The problem of laminar flow through a porous medium of variable permeability, behind a two-dimensional grid is considered in this work to further shed some light of the effects of permeability variations. Expressions for the permeability profiles are derived when the model equations are linearized and permeability is calculated at the stagnation points of the flow. Conditions on the parameters involved in the exact solution are analyzed and stated and the flow is classified and compared with the case of flow through constant permeability media. This work might be of interest in the stability analysis of flow through variable permeability media. In studying the effects of pressure-dependent viscosity on fluid flow, this work provided analysis involving viscosity stratification. Coupled parallel flow of fluids with viscosity stratification through two porous layers is initiated in this work. Conditions at the interface are discussed and appropriate viscosity stratification functions are selected in such a way that viscosity is highest at the bounding walls and decreases to reach its minimum at the interface. Velocity and shear stress at the interface are computed for different permeability and driving pressure gradient.
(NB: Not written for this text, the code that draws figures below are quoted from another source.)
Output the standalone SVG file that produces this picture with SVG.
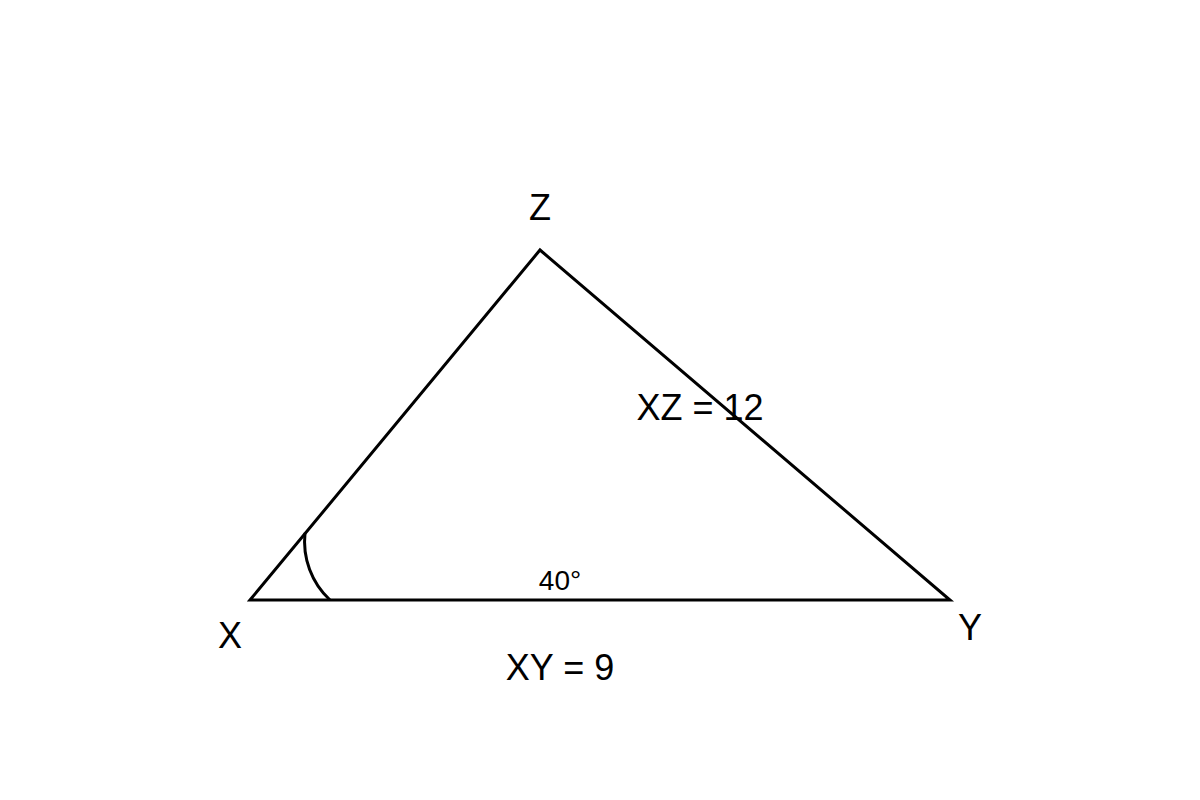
<svg xmlns="http://www.w3.org/2000/svg" width="1200" height="800" viewBox="0 0 1200 800">
<style>
.s{fill:none;stroke:#000;stroke-width:3;stroke-linejoin:miter}
.t{font-family:"Liberation Sans",Arial,sans-serif;font-size:36px;fill:#000;text-anchor:middle}
.a{font-size:28px}
</style>
<rect width="1200" height="800" fill="#fff"/>
<g id="triangle">
<polygon class="s" points="250,600 540,250 950,600"/>
</g>
<g id="angle">
<path class="s" d="M330,600 A80,80 0 0 1 305,533"/>
<text class="t a" x="560" y="590">40°</text>
</g>
<g id="labels">
<text class="t" x="540" y="220">Z</text>
<text class="t" x="230" y="648">X</text>
<text class="t" x="970" y="640">Y</text>
<text class="t" x="700" y="420">XZ = 12</text>
<text class="t" x="560" y="680">XY = 9</text>
</g>
</svg>
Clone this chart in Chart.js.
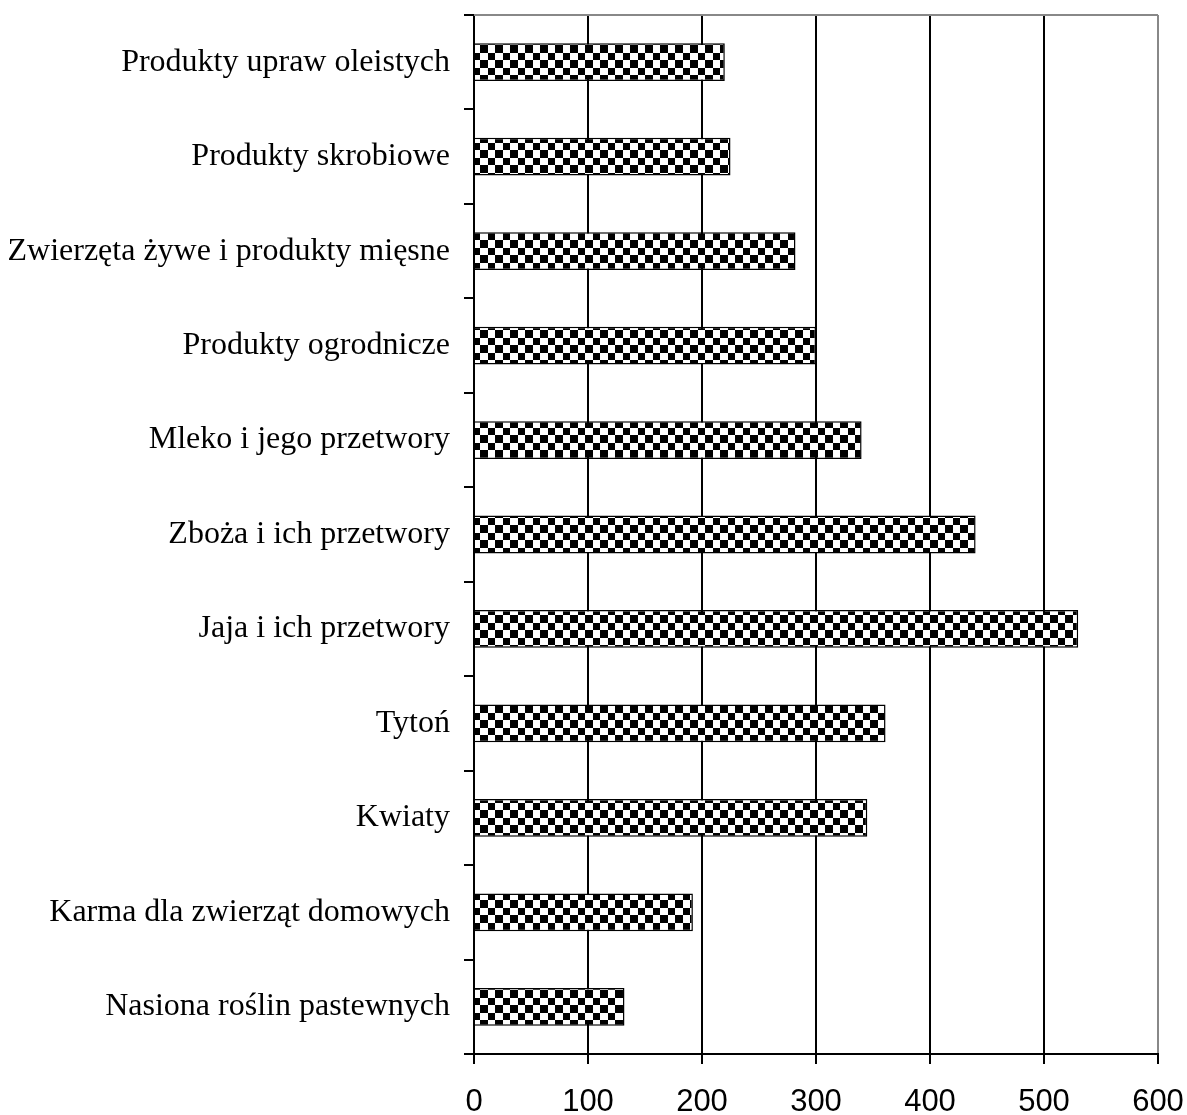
<!DOCTYPE html>
<html>
<head>
<meta charset="utf-8">
<script src="https://cdn.jsdelivr.net/npm/chart.js@4/dist/chart.umd.min.js"></script>
<style>
  html, body { margin: 0; padding: 0; background: #fff; }
  #wrap { width: 1187px; height: 1115px; }
</style>
</head>
<body>
<div id="wrap"><canvas id="chart"></canvas></div>
<script>
const categories = [
  "Produkty upraw oleistych",
  "Produkty skrobiowe",
  "Zwierzęta żywe i produkty mięsne",
  "Produkty ogrodnicze",
  "Mleko i jego przetwory",
  "Zboża i ich przetwory",
  "Jaja i ich przetwory",
  "Tytoń",
  "Kwiaty",
  "Karma dla zwierząt domowych",
  "Nasiona roślin pastewnych"
];
const values = [220, 225, 282, 300, 340, 440, 530, 361, 345, 192, 132];
const xTicks = [0, 100, 200, 300, 400, 500, 600];

// checkerboard fill
function makePattern() {
  const c = document.createElement("canvas");
  c.width = 15;
  c.height = 15;
  const g = c.getContext("2d");
  g.fillStyle = "#fff";
  g.fillRect(0, 0, 15, 15);
  g.fillStyle = "#000";
  g.fillRect(0, 0, 8, 8);
  g.fillRect(8, 8, 7, 7);
  return g.createPattern(c, "repeat");
}

const topBorder = {
  id: "topBorder",
  afterDraw(chart) {
    const { ctx, chartArea } = chart;
    ctx.save();
    ctx.strokeStyle = "#888";
    ctx.lineWidth = 2;
    ctx.beginPath();
    ctx.moveTo(chartArea.left, chartArea.top);
    ctx.lineTo(chartArea.right, chartArea.top);
    ctx.stroke();
    ctx.restore();
  }
};

new Chart(document.getElementById("chart"), {
  type: "bar",
  data: {
    labels: categories,
    datasets: [{
      data: values,
      backgroundColor: makePattern(),
      borderColor: "#000",
      borderWidth: 1.5,
      barPercentage: 0.4,
      categoryPercentage: 1
    }]
  },
  options: {
    indexAxis: "y",
    responsive: true,
    maintainAspectRatio: false,
    animation: false,
    layout: { padding: { top: 15, right: 29, left: 0, bottom: 0 } },
    plugins: {
      legend: { display: false },
      tooltip: { enabled: false }
    },
    scales: {
      x: {
        min: 0,
        max: 600,
        afterBuildTicks: (axis) => { axis.ticks = xTicks.map((v) => ({ value: v })); },
        afterFit: (axis) => {
          axis.height = 61;
          axis.paddingLeft = 0;
          axis.paddingRight = 0;
        },
        border: { color: "#000", width: 2 },
        grid: {
          color: (c) => (c.index === xTicks.length - 1 ? "#888" : "#000"),
          lineWidth: 2,
          tickColor: "#000",
          tickLength: 10
        },
        ticks: {
          color: "#000",
          padding: 20,
          font: { family: "'Liberation Sans', Arial, sans-serif", size: 31 }
        }
      },
      y: {
        afterFit: (axis) => {
          axis.width = 474;
          axis.paddingTop = 0;
          axis.paddingBottom = 0;
        },
        border: { color: "#000", width: 2 },
        grid: {
          offset: true,
          drawOnChartArea: false,
          color: "#000",
          lineWidth: 2,
          tickLength: 10
        },
        ticks: {
          color: "#000",
          padding: 14,
          font: { family: "'Liberation Serif', 'Times New Roman', serif", size: 32 }
        }
      }
    }
  },
  plugins: [topBorder]
});
</script>
</body>
</html>
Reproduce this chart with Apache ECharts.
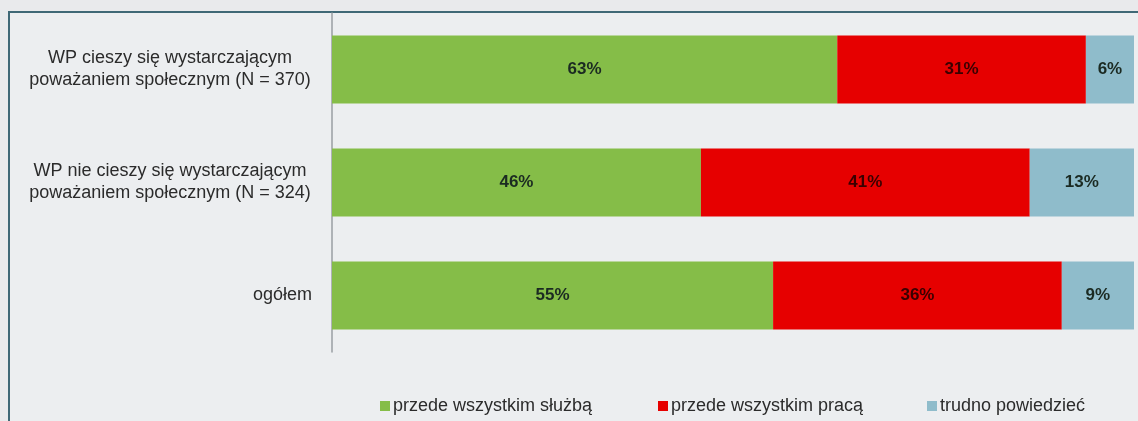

Consideration is given to two-dimensional flow of a fluid with pressure-dependent viscosity through a variable permeability porous structure. Exact solutions are obtained for a Riabouchinsky type flow using a procedure that is based on an existing methodology that is implemented in the study of Navier-Stokes flow with pressure-dependent viscosity. Viscosity is considered proportional to fluid pressure due to the importance and uniqueness of validity of this type of relation in the study of Poiseuille flow. The effects of changing the proportionality constant on the pressure distribution are discussed. Since a variable permeability introduces an additional variable in the flow equations and renders the governing equations under-determined, the current work devises a methodology to determine the permeability function through satisfaction of a condition derived from the specified streamfunction. Illustrative examples are used to demonstrate how the variable permeability is determined, and how the arising parameters are determined. Although the current work considers flow in an infinite domain and does not handle a particular engineering problem, it nevertheless initiates the study of flow of fluids with pressure-dependent viscosity through variable-permeability media and sets the stage for future work in stability analysis of this type of flow. It is expected that the current work will be of value in transition layer analysis and the determination of variable permeability functions suitable for such analysis.